The report, published and funded by drug-counseling organization Addictions.com, comes at a time as more states legalize marijuana and local officials weigh the costs of legalization to their communities.
A data scientist conducted the study by polling 1,000 drug users across the United States and compiling data based on their state, substance of choice and educational background.
Marijuana is the drug of choice, making up more than 70% of all drug use among those polled, followed by cocaine at 6.5%. Cocaine users spent the most money on their drug, around $83 a day, followed by heroin users ($51.60 per day). Marijuana users spend $25 a day on weed.
Alaskans spend a daily average of $384 on drugs, nearly five times the average of other states. Experts attribute this to a surging use of heroin in that state.
Other states were daily drug spending is high are Ohio ($77.50), West Virginia ($55.00), Alabama ($54.90) and Indiana ($51.00). A surge in the use of opioids is a major factor in the increase in drug spending. On the lower side, drug users in Nebraska and Idaho spend 50 cents a day, followed by Mississippi ($2.50) and North Dakota and New Mexico ($5.00).

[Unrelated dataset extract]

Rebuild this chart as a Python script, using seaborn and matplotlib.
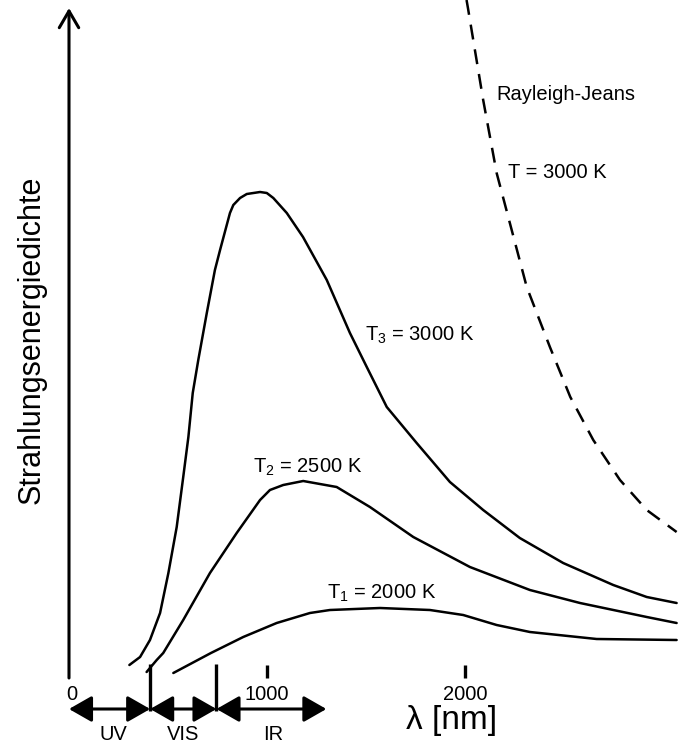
import matplotlib
matplotlib.use("Agg")
import matplotlib.pyplot as plt
import seaborn as sns
import pandas as pd

# Werte (x: Wellenlaenge in nm, y: willkuerliche Einheiten)
lam_t3 = [305, 359, 409, 460, 502, 544, 577, 603, 625, 653, 696, 737, 763, 813, 830,
          864, 898, 965, 999, 1032, 1100, 1182, 1302, 1419, 1504, 1605, 1756, 1924,
          2092, 2277, 2496, 2749, 2918, 3069]
rad_t3 = [13, 21, 38, 65, 105, 151, 201, 241, 285, 318, 365, 408, 428, 465, 473,
          480, 484, 486, 485, 480, 465, 441, 398, 345, 311, 271, 235, 196,
          168, 140, 115, 93, 81, 75]

lam_t2 = [392, 443, 476, 577, 712, 847, 965, 1015, 1082, 1183, 1352, 1520, 1739,
          2025, 2328, 2581, 2918, 3069]
rad_t2 = [6, 18, 25, 58, 105, 145, 178, 188, 193, 197, 191, 171, 141,
          111, 88, 75, 61, 55]

lam_t1 = [527, 717, 880, 1049, 1217, 1318, 1571, 1823, 1991, 2160, 2328, 2665, 3069]
rad_t1 = [5, 25, 41, 55, 65, 68, 70, 68, 63, 53, 46, 39, 38]

lam_rj = [2008, 2015, 2092, 2160, 2312, 2429, 2532, 2648, 2783, 2918, 3069]
rad_rj = [678, 670, 578, 505, 391, 331, 281, 238, 198, 168, 146]

curve_labels = ["T$\\mathregular{_3}$ = 3000 K", "T$\\mathregular{_2}$ = 2500 K",
                "T$\\mathregular{_1}$ = 2000 K"]
x_ticks = [0, 1000, 2000]
vis_range = [410, 745]
ir_end = 1300

sns.set_style("white")
plt.rcParams["font.family"] = ["Liberation Sans", "DejaVu Sans"]
plt.rcParams["text.color"] = "black"
plt.rcParams["mathtext.fontset"] = "custom"
plt.rcParams["mathtext.rm"] = "Liberation Sans"

fig = plt.figure(figsize=(6.78, 7.42), dpi=100)
ax = fig.add_axes([0, 0, 1, 1])
ax.set_xlim(-348.5, 3076)
ax.set_ylim(-64, 678)
ax.axis("off")

lw = 1.8
for xs, ys in [(lam_t3, rad_t3), (lam_t2, rad_t2), (lam_t1, rad_t1)]:
    sns.lineplot(x=xs, y=ys, color="black", lw=lw, estimator=None,
                 solid_joinstyle="round", ax=ax)
rj = pd.DataFrame({"lam": lam_rj, "rad": rad_rj})
sns.lineplot(data=rj, x="lam", y="rad", color="black", lw=lw, estimator=None,
             linestyle=(0, (6, 4)), ax=ax)

# Achsen mit Pfeilen
ax.annotate("", xy=(0, 670), xytext=(0, 0),
            arrowprops=dict(arrowstyle="->,head_length=0.6,head_width=0.35",
                            lw=2.2, color="black", shrinkA=0, shrinkB=0,
                            mutation_scale=20))
ax.annotate("", xy=(3090, 0), xytext=(-2, 0),
            arrowprops=dict(arrowstyle="->,head_length=0.6,head_width=0.35",
                            lw=2.2, color="black", shrinkA=0, shrinkB=0,
                            mutation_scale=20))

for t in x_ticks[1:]:
    ax.plot([t, t], [0, 13], color="black", lw=2.4, solid_capstyle="butt")
for t in x_ticks:
    ax.text(t + (12 if t == 0 else 0), -16, str(t), ha="center", va="center", fontsize=14.5)

for v in vis_range:
    ax.plot([v, v], [14, -33], color="black", lw=2.4, solid_capstyle="butt")

bounds = [0, vis_range[0], vis_range[1], ir_end]
for a, b in zip(bounds[:-1], bounds[1:]):
    ax.annotate("", xy=(b, -31), xytext=(a, -31),
                arrowprops=dict(arrowstyle="<|-|>,head_length=0.7,head_width=0.4",
                                lw=2.2, color="black", shrinkA=0, shrinkB=0,
                                mutation_scale=20))
ax.text(222, -56, "UV", ha="center", va="center", fontsize=14.5)
ax.text(576, -56, "VIS", ha="center", va="center", fontsize=14.5)
ax.text(1030, -56, "IR", ha="center", va="center", fontsize=14.5)

ax.text(1934, -42, "λ [nm]", ha="center", va="center", fontsize=24)
ax.text(-187, 338, "Strahlungsenergiedichte", ha="center", va="center",
        rotation=90, fontsize=22)

ax.text(1495, 343, curve_labels[0], ha="left", va="center", fontsize=14.5)
ax.text(931, 211, curve_labels[1], ha="left", va="center", fontsize=14.5)
ax.text(1301, 85, curve_labels[2], ha="left", va="center", fontsize=14.5)
ax.text(2160, 583, "Rayleigh-Jeans", ha="left", va="center", fontsize=14.5)
ax.text(2219, 506, "T = 3000 K", ha="left", va="center", fontsize=14.5)

fig.savefig("out.png", dpi=100)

Researchers claim that those who become addicted to cocaine could spend more than $16,000 over their lifetime on the drug. Users of ecstasy would spend $14,209 over their lifetime, the second-highest total. The report also found that college graduates are the most likely to turn to sex work to bankroll their drug habit.
Those in the study between the ages of 30 and 39 spend the most per day on their drug habit of any age cohort, $39.74 a day. Also, those with a graduate degree spend the most per day on drugs, $65.65.
Drug dependence has divisive repercussions for the families of drug abusers. More than 38% of users of hallucinogenic mushrooms said they stole money from family members to support their drug use, followed by users of crack cocaine (33.0%), ecstasy (28.6%) and cocaine (28.0%)
Experts are concerned that with more states legalizing cannabis for recreational and medical use, the numbers for addiction will increase as the drug becomes more acceptable to use.
Medical and recreational use of marijuana is legal in Massachusetts, Colorado, Washington, Alaska, Oregon, Nevada, California and Maine. Twenty-one states and the District of Columbia restrict marijuana for medical use only.
Opioid use has become a scourge in communities across the nation, with abuse of prescription opiates, including hydrocodone, oxycodone and fentanyl, responsible for nearly half of U.S. opioid-related deaths.